Cheesy Smash Tacos (Printer-friendly)

Juicy smashed beef patties and melty cheddar crisped into golden tortillas with tangy sauce and fresh toppings.

# What You Need:

→ Meats

01 - 1.1 lbs (500 g) ground beef, 80/20 blend

→ Dairy

02 - 8 slices cheddar cheese
03 - 3.5 oz (100 g) sour cream, for serving

→ Vegetables

04 - 1 red onion, thinly sliced
05 - 1 tomato, diced
06 - 1 small bunch iceberg lettuce, shredded
07 - Pickled jalapeños, to taste

→ Tortillas

08 - 8 small flour tortillas

→ Spices & Condiments

09 - 1 tsp smoked paprika
10 - 1 tsp garlic powder
11 - Salt and black pepper, to taste
12 - 2 tbsp mayonnaise
13 - 1 tbsp ketchup
14 - 1 tsp hot sauce

→ Oils

15 - 2 tbsp vegetable oil

# How to Make It:

01 - Divide the ground beef into 8 equal portions and roll into balls. Season each generously with smoked paprika, garlic powder, salt, and black pepper.
02 - Heat a large skillet or griddle over medium-high heat. Add a drizzle of vegetable oil and allow it to shimmer.
03 - Place 2 seasoned beef balls onto the hot skillet. Using a sturdy spatula, press each ball firmly to flatten into thin, even patties.
04 - Cook the smashed patties for 2 minutes until the edges turn deeply golden and crispy. Lay a slice of cheddar cheese on each patty, then place a flour tortilla on top. Press down gently so the melting cheese bonds to the tortilla surface.
05 - After 1 to 2 minutes, carefully flip each patty and tortilla together so the tortilla faces the skillet. Toast for about 1 minute until the tortilla is golden brown and crisped.
06 - Transfer finished tacos to a plate and repeat the smashing, cheese-melting, and toasting process with the remaining beef balls, cheese slices, and tortillas.

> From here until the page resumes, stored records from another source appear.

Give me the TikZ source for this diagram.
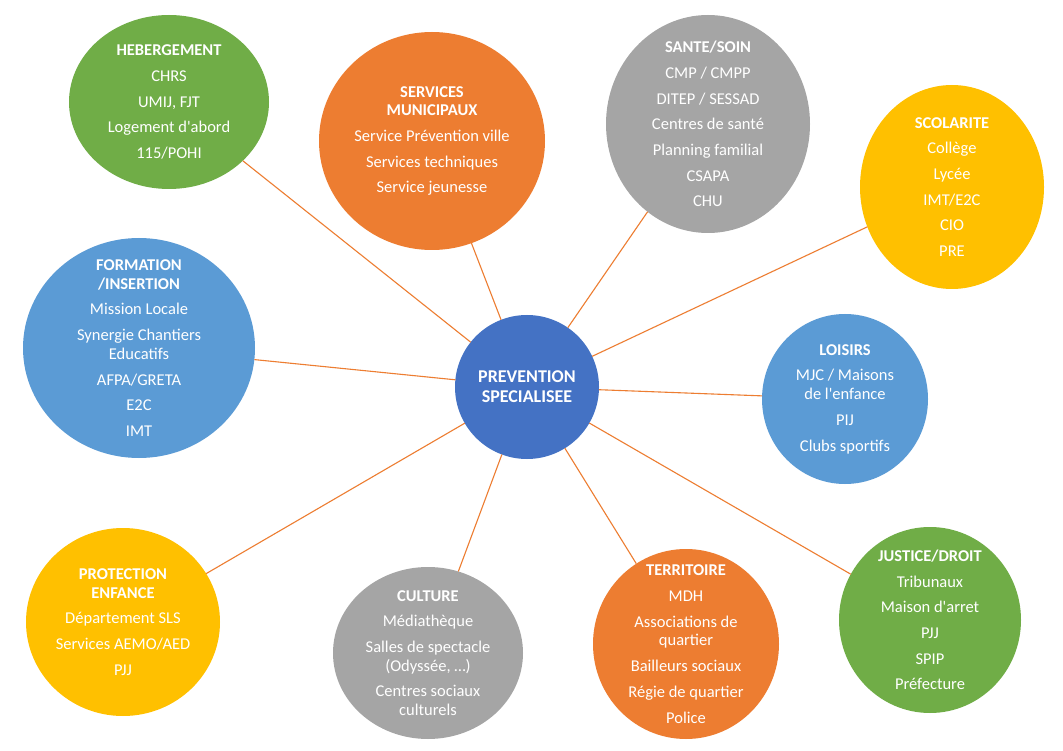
\documentclass[tikz,border=0pt]{standalone}
\usepackage{fontspec}
\setmainfont{Carlito}
\usetikzlibrary{shapes.geometric}
\definecolor{cBlue}{HTML}{4472C4}
\definecolor{cLight}{HTML}{5B9BD5}
\definecolor{cOrange}{HTML}{ED7D31}
\definecolor{cGray}{HTML}{A5A5A5}
\definecolor{cYellow}{HTML}{FFC000}
\definecolor{cGreen}{HTML}{70AD47}
\newcommand\pgap{\\[6.9pt]}
\begin{document}
\begin{tikzpicture}[x=1pt,y=-1pt,
  bub/.style={ellipse, draw=none, inner sep=0pt, outer sep=0pt},
  lbl/.style={text=white, align=center, font=\fontsize{16.5}{18.8}\selectfont, inner sep=0pt},
  link/.style={draw=cOrange, line width=1.1pt}]
\fill[white] (0,0) rectangle (1063,751);
\useasboundingbox (0,0) rectangle (1063,751);

% bubbles
\node[bub, fill=cBlue,   minimum width=144pt, minimum height=144pt] (cen) at (527,387) {};
\node[bub, fill=cGreen,  minimum width=200pt, minimum height=174pt] (heb) at (169,102) {};
\node[bub, fill=cOrange, minimum width=226pt, minimum height=218pt] (ser) at (432,141) {};
\node[bub, fill=cGray,   minimum width=204pt, minimum height=218pt] (san) at (708,124) {};
\node[bub, fill=cYellow, minimum width=184pt, minimum height=204pt] (sco) at (952,187) {};
\node[bub, fill=cLight,  minimum width=232pt, minimum height=220pt] (for) at (139,348) {};
\node[bub, fill=cLight,  minimum width=166pt, minimum height=170pt] (loi) at (845,399) {};
\node[bub, fill=cYellow, minimum width=194pt, minimum height=188pt] (pro) at (123,622) {};
\node[bub, fill=cGray,   minimum width=190pt, minimum height=172pt] (cul) at (428,653) {};
\node[bub, fill=cOrange, minimum width=186pt, minimum height=190pt] (ter) at (686,644) {};
\node[bub, fill=cGreen,  minimum width=182pt, minimum height=186pt] (jus) at (930,620) {};

% connectors
\draw[link] (cen) -- (heb);
\draw[link] (cen) -- (ser);
\draw[link] (cen) -- (san);
\draw[link] (cen) -- (sco);
\draw[link] (cen) -- (for);
\draw[link] (cen) -- (loi);
\draw[link] (cen) -- (pro);
\draw[link] (cen) -- (cul);
\draw[link] (cen) -- (ter);
\draw[link] (cen) -- (jus);

% texts
\node[lbl, font=\fontsize{18}{20}\selectfont\bfseries] (cenT) at (cen) {PREVENTION\\SPECIALISEE};
\node[lbl] (hebT) at (heb) {\textbf{HEBERGEMENT}\pgap CHRS\pgap UMIJ, FJT\pgap Logement d\textquotesingle abord\pgap 115/POHI};
\node[lbl] (serT) at (ser) {\textbf{SERVICES}\\\textbf{MUNICIPAUX}\pgap Service Prévention ville\pgap Services techniques\pgap Service jeunesse};
\node[lbl] (sanT) at (san) {\textbf{SANTE/SOIN}\pgap CMP / CMPP\pgap DITEP / SESSAD\pgap Centres de santé\pgap Planning familial\pgap CSAPA\pgap CHU};
\node[lbl] (scoT) at (sco) {\textbf{SCOLARITE}\pgap Collège\pgap Lycée\pgap IMT/E2C\pgap CIO\pgap PRE};
\node[lbl] (forT) at (for) {\textbf{FORMATION}\\\textbf{/INSERTION}\pgap Mission Locale\pgap Synergie Chantiers\\Educatifs\pgap AFPA/GRETA\pgap E2C\pgap IMT};
\node[lbl] (loiT) at (loi) {\textbf{LOISIRS}\pgap MJC / Maisons\\de l\textquotesingle enfance\pgap PIJ\pgap Clubs sportifs};
\node[lbl] (proT) at (pro) {\textbf{PROTECTION}\\\textbf{ENFANCE}\pgap Département SLS\pgap Services AEMO/AED\pgap PJJ};
\node[lbl] (culT) at (cul) {\textbf{CULTURE}\pgap Médiathèque\pgap Salles de spectacle\\(Odyssée, …)\pgap Centres sociaux\\culturels};
\node[lbl] (terT) at (ter) {\textbf{TERRITOIRE}\pgap MDH\pgap Associations de\\quartier\pgap Bailleurs sociaux\pgap Régie de quartier\pgap Police};
\node[lbl] (jusT) at (jus) {\textbf{JUSTICE/DROIT}\pgap Tribunaux\pgap Maison d\textquotesingle arret\pgap PJJ\pgap SPIP\pgap Préfecture};
\end{tikzpicture}
\end{document}
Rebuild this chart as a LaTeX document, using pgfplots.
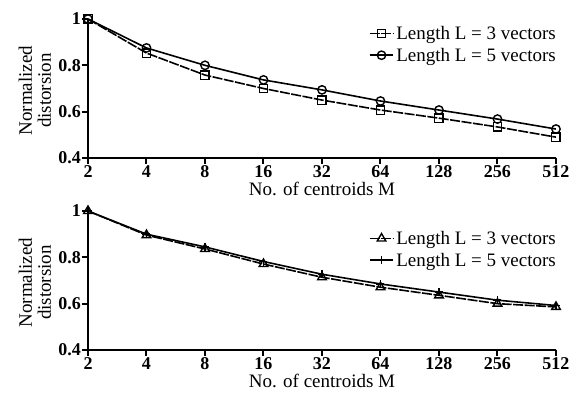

Add more oil to the skillet between batches as needed.
07 - In a small bowl, stir together the mayonnaise, ketchup, and hot sauce until smooth and well combined.
08 - Top each cheesy smash taco with thinly sliced red onion, diced tomato, shredded lettuce, pickled jalapeños, a dollop of sour cream, and a drizzle of the spicy sauce. Fold and serve immediately.

# Expert Tips:

01 -
  • The cheese melts directly between the beef and the tortilla, creating a golden crust that holds everything together like a delicious edible glue.
  • It takes the satisfying crunch of a smash burger and wraps it into a handheld taco that you can customize endlessly.
02 -
  • Press the beef balls flat immediately after they hit the pan, because waiting even ten seconds lets the meat set and you lose that signature crispy crust.
  • Use a second spatula or a heavy press to really flatten the patties, since a regular spatula alone sometimes cannot get them thin enough.
03 -
  • Cover the spatula with a piece of parchment paper when smashing the beef so the meat does not stick to the metal and tear the patty apart.
  • Let the skillet recover its heat between batches, because a pan that is not hot enough will steam the beef instead of searing it.